Data collection systems are designed for the sole purpose of process improvement. Having the ability to analyze such things, for example, as running speeds, sealing temperatures and even error codes goes a long way to help improve the productivity of the machine. In addition, reducing downtime by being able to predict preventive maintenance requirements is a key advantage of utilizing a data collection system.

Basic data collection systems do this by storing straightforward production data like running speed, shots, total shots, film consumption, repeat length, mark pitch, heater temperature, running record and condition and scrap ratio. Additionally, they measure the production conditions, so you can tell if the surrounding environment impacted the resulting quality of the pouches.

You must couple this information with upstream data like how the film is printed, or how it’s laminated and rewound. This information can also be stored in a data communication system.

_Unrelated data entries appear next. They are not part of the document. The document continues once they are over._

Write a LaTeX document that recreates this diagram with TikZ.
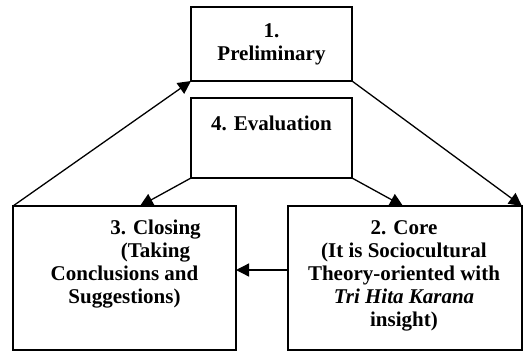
\documentclass[tikz,border=0pt]{standalone}
\usepackage{fontspec}
\setmainfont{Liberation Serif}
\usetikzlibrary{arrows.meta}
\begin{document}
\begin{tikzpicture}[x=0.5pt,y=-0.5pt,
  box/.style={draw,line width=1pt,inner sep=0pt,outer sep=0pt},
  txt/.style={align=center,inner sep=0pt,font=\fontsize{10.5}{11.5}\selectfont\bfseries},
  arr/.style={line width=0.65pt,-{Triangle[length=6.5pt,width=6.5pt]}}]
\useasboundingbox (0,0) rectangle (531,360);
\node[box,minimum width=80.5pt,minimum height=37pt] (b1) at (271.5,44) {};
\node[box,minimum width=80.5pt,minimum height=40pt] (b4) at (271.5,138) {};
\node[box,minimum width=111.5pt,minimum height=72pt] (b3) at (124.5,278) {};
\node[box,minimum width=117pt,minimum height=72pt] (b2) at (405,278) {};
\node[txt] (t1) at (271.5,44) {1.\\Preliminary};
\node[txt] (t4) at (271.5,123) {4. Evaluation};
\node[txt] (t3) at (124.5,264.5) {\hspace*{31pt}3. Closing\\\hspace*{31pt}(Taking\\Conclusions and\\Suggestions)};
\node[txt] (t2) at (404,276) {2. Core\\(It is Sociocultural\\Theory-oriented with\\\textit{Tri Hita Karana}\\insight)};
\draw[arr] (b3.north west) -- (b1.south west);
\draw[arr] (b1.south east) -- (b2.north east);
\draw[arr] (b4.south west) -- ([xshift=7.75pt]b3.north);
\draw[arr] (b4.south east) -- ([xshift=-1pt]b2.north);
\draw[arr] ([yshift=4pt]b2.west) -- ([yshift=4pt]b3.east);
\end{tikzpicture}
\end{document}
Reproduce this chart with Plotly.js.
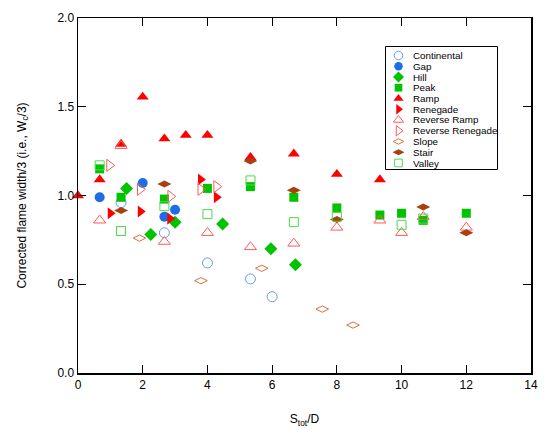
<!DOCTYPE html>
<html>
<head>
<meta charset="utf-8">
<script src="https://cdn.plot.ly/plotly-3.0.1.min.js"></script>
<style>html,body{margin:0;padding:0;background:#fff;}#chart{width:550px;height:428px;}</style>
</head>
<body>
<div id="chart"></div>
<script>
// ---- data ----
const seriesNames = ["Continental","Gap","Hill","Peak","Ramp","Renegade","Reverse Ramp","Reverse Renegade","Slope","Stair","Valley"];

const continentalX = [1.33, 2.67, 4.0, 5.33, 6.0];
const continentalY = [0.96, 0.79, 0.62, 0.53, 0.43];

const gapX = [0.67, 2.0, 2.67, 3.0];
const gapY = [0.99, 1.07, 0.88, 0.92];

const hillX = [1.5, 2.25, 3.0, 4.47, 5.96, 6.72];
const hillY = [1.04, 0.78, 0.85, 0.84, 0.70, 0.61];

const peakX = [0.67, 1.33, 2.67, 4.0, 5.33, 6.67, 8.0, 9.33, 10.0, 10.67, 12.0];
const peakY = [1.15, 0.99, 0.98, 1.04, 1.05, 0.99, 0.93, 0.89, 0.90, 0.86, 0.90];

const rampX = [0, 0.67, 1.33, 2.0, 2.67, 3.33, 4.0, 5.33, 6.67, 8.0, 9.33];
const rampY = [1.0, 1.09, 1.29, 1.555, 1.32, 1.34, 1.34, 1.215, 1.235, 1.12, 1.09];

const renegadeX = [1.0, 1.93, 2.84, 3.79, 4.28];
const renegadeY = [0.90, 0.91, 0.87, 1.09, 0.99];

const revRampX = [0.67, 1.33, 2.67, 4.0, 5.33, 6.67, 8.0, 9.33, 10.0, 10.67, 12.0];
const revRampY = [0.86, 1.28, 0.74, 0.79, 0.71, 0.73, 0.82, 0.86, 0.79, 0.88, 0.82];

const revRenegadeX = [0.97, 1.92, 2.86, 3.79, 4.28];
const revRenegadeY = [1.17, 1.035, 0.995, 1.035, 1.05];

const slopeX = [1.9, 3.8, 5.68, 7.55, 8.5];
const slopeY = [0.76, 0.52, 0.59, 0.36, 0.27];

const stairX = [1.33, 2.67, 5.33, 6.67, 8.0, 10.67, 12.0];
const stairY = [0.915, 1.065, 1.195, 1.03, 0.865, 0.935, 0.79];

const valleyX = [0.67, 1.33, 2.67, 4.0, 5.33, 6.67, 8.0, 10.0, 10.67];
const valleyY = [1.17, 0.80, 0.94, 0.895, 1.085, 0.85, 0.88, 0.835, 0.87];

const xTickVals = [0, 2, 4, 6, 8, 10, 12, 14];
const yTickVals = [0.0, 0.5, 1.0, 1.5, 2.0];

// ---- styles ----
const seriesX = [continentalX, gapX, hillX, peakX, rampX, renegadeX, revRampX, revRenegadeX, slopeX, stairX, valleyX];
const seriesY = [continentalY, gapY, hillY, peakY, rampY, renegadeY, revRampY, revRenegadeY, slopeY, stairY, valleyY];
const symbols = ["circle-open","circle","diamond","square","triangle-up","triangle-right","triangle-up-open","triangle-right-open","diamond-wide-open","diamond-wide","square-open"];
const colors = ["#5f9df2","#1f6de6","#00c400","#00c400","#ff0000","#ff0000","#ff5a5a","#ff5a5a","#d8703c","#a8400f","#4cd94c"];
const sizes = [10, 10, 10, 9, 10.5, 10.5, 10.5, 10.5, 9, 10, 9];

const traces = seriesNames.map((n, i) => ({
  type: "scatter", mode: "markers", name: n, x: seriesX[i], y: seriesY[i],
  cliponaxis: false, showlegend: false, hoverinfo: "x+y+name",
  marker: { symbol: symbols[i], color: colors[i], size: sizes[i],
            line: { color: colors[i], width: symbols[i].indexOf("open") >= 0 ? 1 : 0 } }
}));

// ---- custom compact legend (plot-area fraction coordinates) ----
const fx = px => (px - 78) / 453;
const fy = py => (373 - py) / 355;
const rowY = seriesNames.map((n, i) => fy(55.5 + i * 10.75));
const legendSymX = fx(398.5);
const legendTxtX = fx(410.5);

seriesNames.forEach((n, i) => {
  traces.push({
    type: "scatter", mode: "markers", xaxis: "x2", yaxis: "y2",
    x: [legendSymX], y: [rowY[i]], showlegend: false, hoverinfo: "skip",
    marker: { symbol: symbols[i], color: colors[i], size: sizes[i] * 0.85,
              line: { color: colors[i], width: symbols[i].indexOf("open") >= 0 ? 1 : 0 } }
  });
});

const fontFam = "Liberation Sans, Arial, sans-serif";
const annotations = seriesNames.map((n, i) => ({
  xref: "paper", yref: "paper", x: legendTxtX, y: rowY[i],
  xanchor: "left", yanchor: "middle", text: n, showarrow: false,
  font: { family: fontFam, size: 9.8, color: "#000" }
}));

const shapes = [{
  type: "rect", xref: "paper", yref: "paper",
  x0: fx(385.5), x1: fx(497.5), y0: fy(169.5), y1: fy(46.5),
  line: { color: "#000", width: 1 }, fillcolor: "rgba(255,255,255,0)"
}];

const layout = {
  width: 550, height: 428,
  margin: { l: 78, r: 19, t: 18, b: 55 },
  paper_bgcolor: "#fff", plot_bgcolor: "#fff",
  font: { family: fontFam, size: 12, color: "#000" },
  showlegend: false,
  xaxis: {
    range: [0, 14], tickvals: xTickVals, ticks: "inside", ticklen: 8, tickwidth: 1, tickcolor: "#000",
    showline: true, linecolor: "#000", linewidth: 1.5, mirror: "ticks",
    showgrid: false, zeroline: false, tickfont: { family: fontFam, size: 12 },
    title: { text: "S<sub>tot</sub>/D", font: { family: fontFam, size: 12 }, standoff: 25 }
  },
  yaxis: {
    range: [0, 2], tickvals: yTickVals, tickformat: ".1f", ticks: "inside", ticklen: 8, tickwidth: 1, tickcolor: "#000",
    showline: true, linecolor: "#000", linewidth: 1.5, mirror: "ticks",
    showgrid: false, zeroline: false, tickfont: { family: fontFam, size: 12 },
    title: { text: "Corrected flame width/3 (i.e., W<sub>c</sub>/3)", font: { family: fontFam, size: 12 }, standoff: 28 }
  },
  xaxis2: { overlaying: "x", range: [0, 1], visible: false, fixedrange: true },
  yaxis2: { overlaying: "y", range: [0, 1], visible: false, fixedrange: true },
  annotations: annotations,
  shapes: shapes
};

Plotly.newPlot("chart", traces, layout, { displayModeBar: false, staticPlot: true });
</script>
</body>
</html>
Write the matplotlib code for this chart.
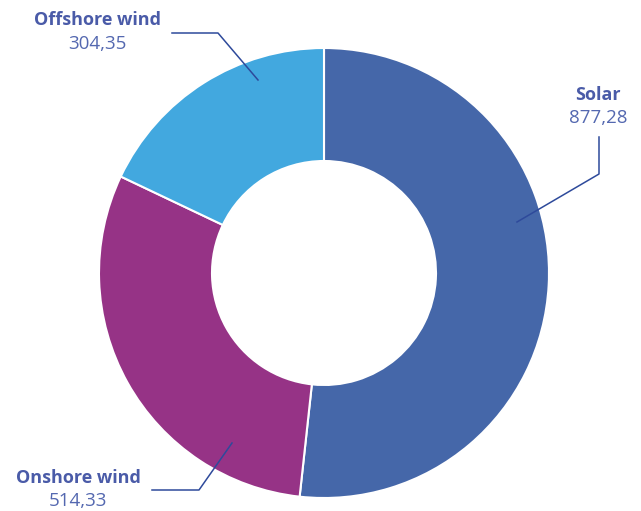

Together, the machine and upstream performance data can help you stay on top of equipment condition monitoring demands and help you ease the challenges associated with data integration and frequently changing project requests. Without a data collection system, the converter can still save job data to be recalled at another date. This eliminates any guesswork during set-up and greatly increases machine productivity. Alarm code history is also typically collected for better analyzation of recent stoppages. This data alone can go a long way in decreasing the time necessary to troubleshoot machine issues or resolving ongoing problems.

All is not lost if a machine does not have an integrated data collection system. Many new machines also have quality protections built-in that automatically help converters and end-users manage the quality of the resulting pouches.

Automation is about controlling and monitoring your job and making real-time adjustments while the machine is running. For example, if you’re running pouches at high speeds and they are really tight—let’s imagine in this situation things wander to the point where there could be a leak. Print registration sensors are used in this case to help properly align the seals and tack hole punches.

In the case that there is a defective pouch, sensors would be able to detect this and register the position, in the machine, of this particular pouch or range of pouches. Photo sensors are actively monitoring and are able to communicate with the program/PC in order to properly reject the pouches. These pouches get kicked out, and by the time they get 30 to 40 feet downstream, the knife would be held up and they’re ejected down a shoot and turned into scrap.

Here’s another example, there are machines that make pouches with spouts. These complete packages then get filled and capped. If the spout is improperly positioned it could leak. The machine can monitor that and kick those pouches out before they become a challenge.

When you’re considering how to track your pouch-making machine’s performance both in real-time and over-time, the same principles should be considered as you plan your data collection strategy:

Identify your KPIs—Many production teams will use key performance metrics like what they’d be asked to achieve in a FAT to begin tracking specific characteristics.

Define your success—What does total success look like? Work backward from these goals.

Where is your support—Companies like Totani have world-class support and laboratory technicians that can work with you to find and resolve any issues you’ve uncovered.